Skip all pictures. Write out the data below from its first line through the line that contains "['#1f77b4', '#ff7f0e', '#2ca02c', '#d62728'];".

-- START Supplied information --

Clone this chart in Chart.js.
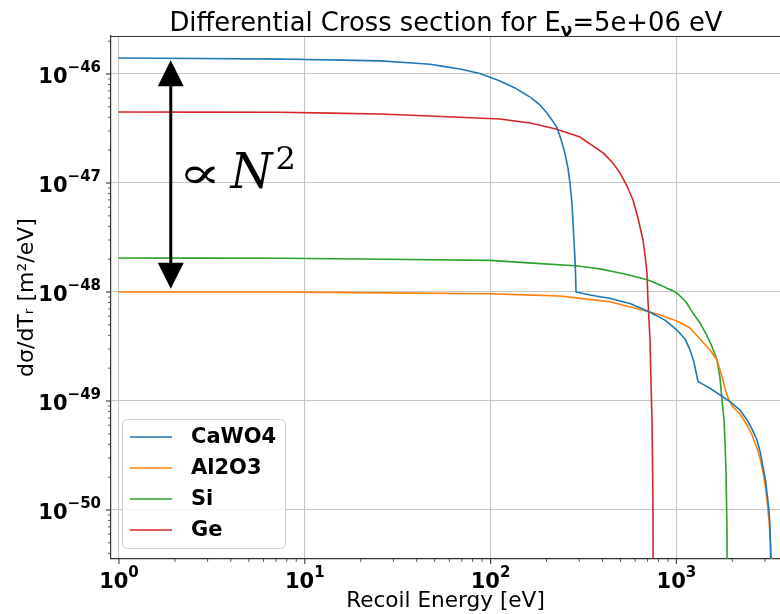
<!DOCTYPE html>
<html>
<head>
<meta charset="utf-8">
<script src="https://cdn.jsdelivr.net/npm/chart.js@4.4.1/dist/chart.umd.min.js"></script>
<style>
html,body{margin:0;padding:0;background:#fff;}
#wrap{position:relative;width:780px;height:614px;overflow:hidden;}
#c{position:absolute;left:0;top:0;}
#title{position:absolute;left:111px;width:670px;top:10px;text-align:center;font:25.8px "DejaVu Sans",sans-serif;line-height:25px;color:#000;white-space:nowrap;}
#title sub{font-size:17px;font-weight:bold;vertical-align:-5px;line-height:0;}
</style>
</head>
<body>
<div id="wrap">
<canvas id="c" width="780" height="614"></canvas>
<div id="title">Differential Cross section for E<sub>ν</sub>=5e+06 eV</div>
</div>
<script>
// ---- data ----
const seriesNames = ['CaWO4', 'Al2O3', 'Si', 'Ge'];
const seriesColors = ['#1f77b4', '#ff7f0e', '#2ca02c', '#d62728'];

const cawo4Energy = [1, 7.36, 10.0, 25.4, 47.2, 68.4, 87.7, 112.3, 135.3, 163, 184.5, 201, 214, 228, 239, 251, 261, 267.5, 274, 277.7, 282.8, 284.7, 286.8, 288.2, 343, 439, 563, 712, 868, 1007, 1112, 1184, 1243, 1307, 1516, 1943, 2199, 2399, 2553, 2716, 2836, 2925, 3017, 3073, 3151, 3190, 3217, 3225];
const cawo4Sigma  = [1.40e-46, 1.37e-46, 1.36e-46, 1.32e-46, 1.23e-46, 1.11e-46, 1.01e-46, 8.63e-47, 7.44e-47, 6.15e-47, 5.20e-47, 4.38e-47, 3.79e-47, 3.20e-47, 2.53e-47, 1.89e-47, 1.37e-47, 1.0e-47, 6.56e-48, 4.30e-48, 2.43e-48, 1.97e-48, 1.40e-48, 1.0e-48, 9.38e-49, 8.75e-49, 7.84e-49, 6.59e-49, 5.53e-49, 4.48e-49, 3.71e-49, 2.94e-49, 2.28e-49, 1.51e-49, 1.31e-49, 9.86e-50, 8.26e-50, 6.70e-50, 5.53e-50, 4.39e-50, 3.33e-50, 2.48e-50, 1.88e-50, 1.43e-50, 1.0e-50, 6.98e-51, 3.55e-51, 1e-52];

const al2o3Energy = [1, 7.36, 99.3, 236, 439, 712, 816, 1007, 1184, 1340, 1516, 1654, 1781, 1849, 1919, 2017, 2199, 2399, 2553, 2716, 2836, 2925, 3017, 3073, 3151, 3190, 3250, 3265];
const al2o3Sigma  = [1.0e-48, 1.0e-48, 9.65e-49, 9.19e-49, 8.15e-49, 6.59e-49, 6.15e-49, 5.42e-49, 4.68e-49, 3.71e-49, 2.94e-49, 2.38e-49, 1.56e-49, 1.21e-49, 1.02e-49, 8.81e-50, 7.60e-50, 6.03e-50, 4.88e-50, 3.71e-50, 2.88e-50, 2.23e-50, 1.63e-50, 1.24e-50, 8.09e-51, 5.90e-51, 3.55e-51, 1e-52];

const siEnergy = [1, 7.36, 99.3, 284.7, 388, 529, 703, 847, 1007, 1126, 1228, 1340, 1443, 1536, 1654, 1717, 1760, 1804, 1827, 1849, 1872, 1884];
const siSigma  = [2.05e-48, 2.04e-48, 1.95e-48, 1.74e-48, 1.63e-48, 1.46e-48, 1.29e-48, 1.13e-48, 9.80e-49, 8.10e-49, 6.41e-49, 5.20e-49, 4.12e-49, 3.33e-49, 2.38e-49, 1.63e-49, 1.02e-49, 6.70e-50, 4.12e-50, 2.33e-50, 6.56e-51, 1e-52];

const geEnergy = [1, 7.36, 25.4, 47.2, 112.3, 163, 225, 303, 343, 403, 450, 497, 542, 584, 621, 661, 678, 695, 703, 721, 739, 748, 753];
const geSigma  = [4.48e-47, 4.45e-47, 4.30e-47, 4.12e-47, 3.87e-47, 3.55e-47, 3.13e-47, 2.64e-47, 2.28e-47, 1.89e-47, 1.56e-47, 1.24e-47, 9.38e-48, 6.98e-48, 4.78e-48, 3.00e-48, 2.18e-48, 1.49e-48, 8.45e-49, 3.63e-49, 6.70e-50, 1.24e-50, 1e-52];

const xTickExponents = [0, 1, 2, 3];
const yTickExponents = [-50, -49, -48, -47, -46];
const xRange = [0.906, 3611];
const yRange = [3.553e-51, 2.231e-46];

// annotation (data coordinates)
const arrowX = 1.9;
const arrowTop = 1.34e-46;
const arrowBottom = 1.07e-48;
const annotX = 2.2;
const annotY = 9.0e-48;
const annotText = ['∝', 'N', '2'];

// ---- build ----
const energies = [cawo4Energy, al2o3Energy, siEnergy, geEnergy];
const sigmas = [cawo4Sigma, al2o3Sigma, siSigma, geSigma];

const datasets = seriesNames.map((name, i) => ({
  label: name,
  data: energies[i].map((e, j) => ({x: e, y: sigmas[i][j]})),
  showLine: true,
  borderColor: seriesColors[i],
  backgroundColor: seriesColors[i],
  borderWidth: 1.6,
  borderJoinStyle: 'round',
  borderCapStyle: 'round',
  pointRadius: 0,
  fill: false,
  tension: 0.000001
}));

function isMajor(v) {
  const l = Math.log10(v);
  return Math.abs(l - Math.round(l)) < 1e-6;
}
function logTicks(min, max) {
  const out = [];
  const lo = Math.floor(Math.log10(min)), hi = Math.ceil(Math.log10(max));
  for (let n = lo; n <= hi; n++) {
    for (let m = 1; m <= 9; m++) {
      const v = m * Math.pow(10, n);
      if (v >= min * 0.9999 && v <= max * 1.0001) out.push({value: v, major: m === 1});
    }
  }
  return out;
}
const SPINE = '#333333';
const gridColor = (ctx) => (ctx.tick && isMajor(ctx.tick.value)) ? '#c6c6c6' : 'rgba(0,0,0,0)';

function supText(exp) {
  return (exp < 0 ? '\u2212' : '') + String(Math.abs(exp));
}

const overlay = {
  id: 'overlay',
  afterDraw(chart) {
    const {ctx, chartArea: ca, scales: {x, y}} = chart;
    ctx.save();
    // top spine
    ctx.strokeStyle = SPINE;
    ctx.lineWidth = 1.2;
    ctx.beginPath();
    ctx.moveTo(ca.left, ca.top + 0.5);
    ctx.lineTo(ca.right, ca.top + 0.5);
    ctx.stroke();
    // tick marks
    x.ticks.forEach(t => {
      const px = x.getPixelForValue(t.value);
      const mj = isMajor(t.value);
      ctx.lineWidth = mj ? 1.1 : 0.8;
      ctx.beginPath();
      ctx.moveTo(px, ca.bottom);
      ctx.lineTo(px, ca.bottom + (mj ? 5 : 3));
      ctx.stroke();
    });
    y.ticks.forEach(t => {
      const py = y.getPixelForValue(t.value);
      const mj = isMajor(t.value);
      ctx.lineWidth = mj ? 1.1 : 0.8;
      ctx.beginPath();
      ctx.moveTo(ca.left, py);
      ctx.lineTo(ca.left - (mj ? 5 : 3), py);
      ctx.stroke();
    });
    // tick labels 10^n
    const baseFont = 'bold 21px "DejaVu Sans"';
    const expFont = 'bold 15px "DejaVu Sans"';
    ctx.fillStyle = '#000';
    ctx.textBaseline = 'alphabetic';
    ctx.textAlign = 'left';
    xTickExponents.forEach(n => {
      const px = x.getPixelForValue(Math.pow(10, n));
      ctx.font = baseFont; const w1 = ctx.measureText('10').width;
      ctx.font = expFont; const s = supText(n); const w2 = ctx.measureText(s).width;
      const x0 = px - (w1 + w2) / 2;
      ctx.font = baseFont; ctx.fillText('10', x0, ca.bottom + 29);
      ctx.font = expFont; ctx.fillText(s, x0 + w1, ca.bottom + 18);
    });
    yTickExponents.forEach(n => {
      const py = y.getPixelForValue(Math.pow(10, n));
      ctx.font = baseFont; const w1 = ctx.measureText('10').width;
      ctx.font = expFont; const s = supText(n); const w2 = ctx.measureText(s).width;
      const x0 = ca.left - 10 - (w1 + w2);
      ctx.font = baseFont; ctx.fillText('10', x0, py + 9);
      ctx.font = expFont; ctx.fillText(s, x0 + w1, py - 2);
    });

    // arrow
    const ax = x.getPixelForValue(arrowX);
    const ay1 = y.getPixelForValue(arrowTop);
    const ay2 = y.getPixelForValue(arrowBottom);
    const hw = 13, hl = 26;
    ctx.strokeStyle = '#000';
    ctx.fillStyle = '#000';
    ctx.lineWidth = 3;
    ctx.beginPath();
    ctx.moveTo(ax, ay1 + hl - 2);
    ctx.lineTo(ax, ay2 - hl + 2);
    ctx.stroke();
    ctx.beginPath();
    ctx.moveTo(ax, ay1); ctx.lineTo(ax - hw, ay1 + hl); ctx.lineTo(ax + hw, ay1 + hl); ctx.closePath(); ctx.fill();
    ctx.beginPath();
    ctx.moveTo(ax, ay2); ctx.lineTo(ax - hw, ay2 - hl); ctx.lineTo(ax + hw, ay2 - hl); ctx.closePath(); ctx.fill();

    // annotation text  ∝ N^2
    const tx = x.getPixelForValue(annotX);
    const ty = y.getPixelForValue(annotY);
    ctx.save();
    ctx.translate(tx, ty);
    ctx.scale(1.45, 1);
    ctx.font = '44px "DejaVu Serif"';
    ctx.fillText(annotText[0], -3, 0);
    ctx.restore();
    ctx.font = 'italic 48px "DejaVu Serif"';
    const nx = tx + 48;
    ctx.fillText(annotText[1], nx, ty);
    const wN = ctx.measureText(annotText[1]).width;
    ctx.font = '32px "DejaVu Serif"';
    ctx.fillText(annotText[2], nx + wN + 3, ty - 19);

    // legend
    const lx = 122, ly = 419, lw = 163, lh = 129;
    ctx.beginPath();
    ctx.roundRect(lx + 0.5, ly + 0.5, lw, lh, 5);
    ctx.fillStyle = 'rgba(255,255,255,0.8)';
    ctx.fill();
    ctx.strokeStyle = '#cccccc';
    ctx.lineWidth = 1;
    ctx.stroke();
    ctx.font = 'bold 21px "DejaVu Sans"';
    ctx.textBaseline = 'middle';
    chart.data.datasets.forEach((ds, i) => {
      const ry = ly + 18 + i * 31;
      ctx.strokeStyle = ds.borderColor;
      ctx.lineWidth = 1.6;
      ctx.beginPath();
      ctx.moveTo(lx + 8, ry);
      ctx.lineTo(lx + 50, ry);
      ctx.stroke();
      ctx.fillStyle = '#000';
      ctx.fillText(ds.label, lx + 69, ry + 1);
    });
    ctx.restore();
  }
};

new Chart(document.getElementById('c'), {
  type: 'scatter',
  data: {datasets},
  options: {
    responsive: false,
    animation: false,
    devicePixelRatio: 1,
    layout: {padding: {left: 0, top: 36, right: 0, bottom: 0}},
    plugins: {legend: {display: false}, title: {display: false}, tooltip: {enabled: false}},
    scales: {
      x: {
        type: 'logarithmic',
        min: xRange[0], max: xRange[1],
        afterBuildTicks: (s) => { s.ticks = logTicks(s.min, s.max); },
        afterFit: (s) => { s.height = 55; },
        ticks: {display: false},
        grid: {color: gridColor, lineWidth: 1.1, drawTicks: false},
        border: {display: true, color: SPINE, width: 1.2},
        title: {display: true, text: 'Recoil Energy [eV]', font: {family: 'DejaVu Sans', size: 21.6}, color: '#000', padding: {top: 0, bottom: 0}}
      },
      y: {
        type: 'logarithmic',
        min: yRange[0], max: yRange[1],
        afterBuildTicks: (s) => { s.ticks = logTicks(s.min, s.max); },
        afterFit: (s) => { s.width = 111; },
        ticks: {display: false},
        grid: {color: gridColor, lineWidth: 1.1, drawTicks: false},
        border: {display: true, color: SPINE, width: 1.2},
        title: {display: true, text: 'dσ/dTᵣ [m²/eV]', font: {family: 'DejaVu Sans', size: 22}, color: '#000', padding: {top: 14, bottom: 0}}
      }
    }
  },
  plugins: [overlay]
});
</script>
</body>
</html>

-- END Supplied information --

• [Result of the exercise]
Clone this chart in Chart.js.
<!DOCTYPE html>
<html>
<head>
<meta charset="utf-8">
<script src="https://cdn.jsdelivr.net/npm/chart.js@4.4.1/dist/chart.umd.min.js"></script>
<style>
html,body{margin:0;padding:0;background:#fff;}
#wrap{position:relative;width:780px;height:614px;overflow:hidden;}
#c{position:absolute;left:0;top:0;}
#title{position:absolute;left:111px;width:670px;top:10px;text-align:center;font:25.8px "DejaVu Sans",sans-serif;line-height:25px;color:#000;white-space:nowrap;}
#title sub{font-size:17px;font-weight:bold;vertical-align:-5px;line-height:0;}
</style>
</head>
<body>
<div id="wrap">
<canvas id="c" width="780" height="614"></canvas>
<div id="title">Differential Cross section for E<sub>ν</sub>=5e+06 eV</div>
</div>
<script>
// ---- data ----
const seriesNames = ['CaWO4', 'Al2O3', 'Si', 'Ge'];
const seriesColors = ['#1f77b4', '#ff7f0e', '#2ca02c', '#d62728'];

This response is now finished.